-- Start DATASET SECTION --

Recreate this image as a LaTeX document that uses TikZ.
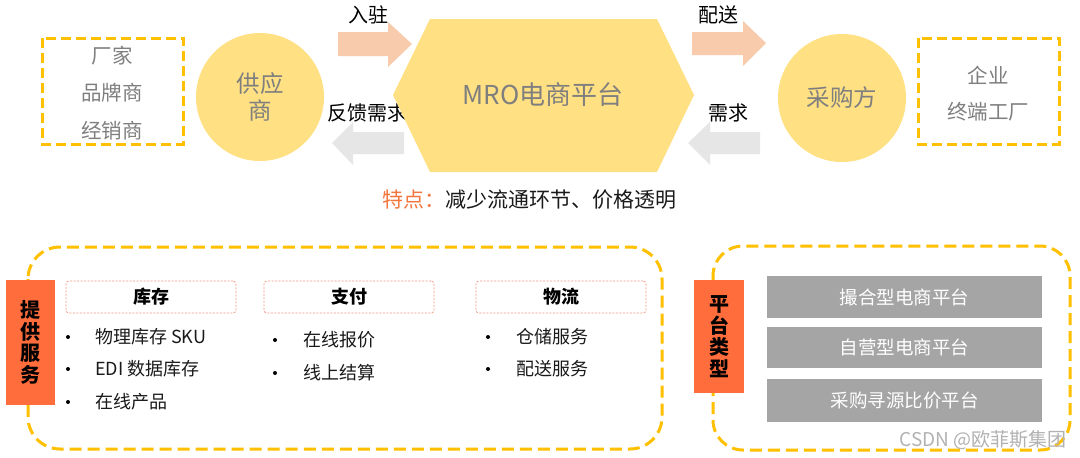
\documentclass[tikz,border=0pt]{standalone}
\usepackage{fontspec}
\setmainfont{Noto Sans CJK SC}
\definecolor{cyel}{HTML}{FFE083}
\definecolor{cdash}{HTML}{FFC000}
\definecolor{corg}{HTML}{FF6D3D}
\definecolor{cpeach}{HTML}{F8CBAD}
\definecolor{carrgray}{HTML}{E7E6E6}
\definecolor{ctxtgray}{HTML}{7F7F7F}
\definecolor{cbox}{HTML}{A5A5A5}
\definecolor{chdr}{HTML}{F4977E}
\definecolor{ckey}{HTML}{F4763F}
\definecolor{ctxt}{HTML}{1A1A1A}
\newcommand\myfs[2]{\fontsize{#1}{#2}\selectfont}
\begin{document}
\begin{tikzpicture}[x=1pt,y=-1pt,
  ydash/.style={draw=cdash, line width=3pt, dash pattern=on 10pt off 5pt},
  graytxt/.style={text=ctxtgray, font=\myfs{20.5}{24}, inner sep=0pt},
  bigcirc/.style={circle, fill=cyel, minimum size=128pt, inner sep=0pt, text=ctxtgray, font=\myfs{23.5}{27}, align=center},
  peacharrow/.style={fill=cpeach},
  grayarrow/.style={fill=carrgray},
  albl/.style={text=black, font=\myfs{20}{24}, inner sep=0pt},
  tag/.style={fill=corg, inner sep=0pt, font=\bfseries\myfs{20}{21.5}, align=center, text=black},
  hdr/.style={draw=chdr, line width=0.8pt, dash pattern=on 2pt off 1.5pt, rounded corners=3pt, minimum width=170pt, minimum height=32pt, inner sep=0pt, font=\bfseries\myfs{18}{20}, text=black},
  item/.style={anchor=west, inner sep=0pt, font=\myfs{18}{20}, text=ctxt},
  gbox/.style={fill=cbox, minimum width=275pt, inner sep=0pt, text=white, font=\myfs{18.5}{20}}
]
\useasboundingbox (0,0) rectangle (1080,458);
\fill[white] (0,0) rectangle (1080,458);

% ---------- top row ----------
\draw[ydash] (42,38) rectangle (183,144);
\node[graytxt] (m1) at (112,56) {厂家};
\node[graytxt] (m2) at (112,93) {品牌商};
\node[graytxt] (m3) at (112,131) {经销商};

\node[bigcirc] (sup) at (260,97) {供应\\商};

\fill[peacharrow] (338,32) -- (388,32) -- (388,22) -- (412,44) -- (388,67) -- (388,56) -- (338,56) -- cycle;
\node[albl] (l1) at (368,15) {入驻};

\fill[grayarrow] (404,132) -- (353,132) -- (353,122) -- (332,143) -- (353,165) -- (353,154) -- (404,154) -- cycle;
\node[albl] (l2) at (367,113) {反馈需求};

\fill[cyel] (393,95) -- (430,19) -- (657,19) -- (694,95) -- (657,172) -- (430,172) -- cycle;
\node[text=ctxtgray, font=\myfs{26}{30}, inner sep=0pt] (mro) at (543,95) {MRO电商平台};

\fill[peacharrow] (692,32) -- (743,32) -- (743,21) -- (766,43) -- (743,66) -- (743,55) -- (692,55) -- cycle;
\node[albl] (l3) at (718,15) {配送};

\fill[grayarrow] (760,132) -- (710,132) -- (710,122) -- (688,143) -- (710,165) -- (710,154) -- (760,154) -- cycle;
\node[albl] (l4) at (728,113) {需求};

\node[bigcirc] (buy) at (842,98) {采购方};

\draw[ydash] (918,38) rectangle (1059,144);
\node[graytxt] (c1) at (988,75) {企业};
\node[graytxt] (c2) at (988,112) {终端工厂};

\node[anchor=west, inner sep=0pt, font=\myfs{21}{24}, text=ctxt] (feat) at (382,200) {\textcolor{ckey}{特点：}减少流通环节、价格透明};

% ---------- bottom left ----------
\draw[ydash, dash pattern=on 12pt off 6pt, rounded corners=32pt] (28,247) rectangle (662,449);
\node[tag, minimum width=49pt, minimum height=125pt] (svc) at (30.5,342.5) {提\\供\\服\\务};

\node[hdr] (h1) at (151,297) {库存};
\node[hdr] (h2) at (349,297) {支付};
\node[hdr] (h3) at (561,297) {物流};

\foreach \y in {337,369,402} \fill[black] (68,\y) circle (2pt);
\node[item] (i1) at (95,337) {物理库存 SKU};
\node[item] (i2) at (95,369) {EDI 数据库存};
\node[item] (i3) at (95,402) {在线产品};

\foreach \y in {340,373} \fill[black] (275,\y) circle (2pt);
\node[item] (i4) at (303,340) {在线报价};
\node[item] (i5) at (303,373) {线上结算};

\foreach \y in {337,369} \fill[black] (488,\y) circle (2pt);
\node[item] (i6) at (516,337) {仓储服务};
\node[item] (i7) at (516,369) {配送服务};

% ---------- bottom right ----------
\draw[ydash, dash pattern=on 12pt off 6pt, rounded corners=30pt] (713,246) rectangle (1070,450);
\node[tag, minimum width=50pt, minimum height=113pt] (typ) at (719,336.5) {平\\台\\类\\型};

\node[gbox, minimum height=42pt] (p1) at (904.5,297) {撮合型电商平台};
\node[gbox, minimum height=41pt] (p2) at (904.5,347.5) {自营型电商平台};
\node[gbox, minimum height=43pt] (p3) at (904.5,400.5) {采购寻源比价平台};

\node[anchor=east, inner sep=0pt, text=black!30, font=\myfs{19}{22}] (wm) at (1067,440) {CSDN @欧菲斯集团};
\end{tikzpicture}
\end{document}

-- End DATASET SECTION --

WHAT TO WORK ON – Reproduce only the lines from the beginning of the data through the line that contains "(l1) at (368,15)", both included, and please drop the pictures.

ANSWER FOR THIS EXERCISE –
Recreate this image as a LaTeX document that uses TikZ.
\documentclass[tikz,border=0pt]{standalone}
\usepackage{fontspec}
\setmainfont{Noto Sans CJK SC}
\definecolor{cyel}{HTML}{FFE083}
\definecolor{cdash}{HTML}{FFC000}
\definecolor{corg}{HTML}{FF6D3D}
\definecolor{cpeach}{HTML}{F8CBAD}
\definecolor{carrgray}{HTML}{E7E6E6}
\definecolor{ctxtgray}{HTML}{7F7F7F}
\definecolor{cbox}{HTML}{A5A5A5}
\definecolor{chdr}{HTML}{F4977E}
\definecolor{ckey}{HTML}{F4763F}
\definecolor{ctxt}{HTML}{1A1A1A}
\newcommand\myfs[2]{\fontsize{#1}{#2}\selectfont}
\begin{document}
\begin{tikzpicture}[x=1pt,y=-1pt,
  ydash/.style={draw=cdash, line width=3pt, dash pattern=on 10pt off 5pt},
  graytxt/.style={text=ctxtgray, font=\myfs{20.5}{24}, inner sep=0pt},
  bigcirc/.style={circle, fill=cyel, minimum size=128pt, inner sep=0pt, text=ctxtgray, font=\myfs{23.5}{27}, align=center},
  peacharrow/.style={fill=cpeach},
  grayarrow/.style={fill=carrgray},
  albl/.style={text=black, font=\myfs{20}{24}, inner sep=0pt},
  tag/.style={fill=corg, inner sep=0pt, font=\bfseries\myfs{20}{21.5}, align=center, text=black},
  hdr/.style={draw=chdr, line width=0.8pt, dash pattern=on 2pt off 1.5pt, rounded corners=3pt, minimum width=170pt, minimum height=32pt, inner sep=0pt, font=\bfseries\myfs{18}{20}, text=black},
  item/.style={anchor=west, inner sep=0pt, font=\myfs{18}{20}, text=ctxt},
  gbox/.style={fill=cbox, minimum width=275pt, inner sep=0pt, text=white, font=\myfs{18.5}{20}}
]
\useasboundingbox (0,0) rectangle (1080,458);
\fill[white] (0,0) rectangle (1080,458);

% ---------- top row ----------
\draw[ydash] (42,38) rectangle (183,144);
\node[graytxt] (m1) at (112,56) {厂家};
\node[graytxt] (m2) at (112,93) {品牌商};
\node[graytxt] (m3) at (112,131) {经销商};

\node[bigcirc] (sup) at (260,97) {供应\\商};

\fill[peacharrow] (338,32) -- (388,32) -- (388,22) -- (412,44) -- (388,67) -- (388,56) -- (338,56) -- cycle;
\node[albl] (l1) at (368,15) {入驻};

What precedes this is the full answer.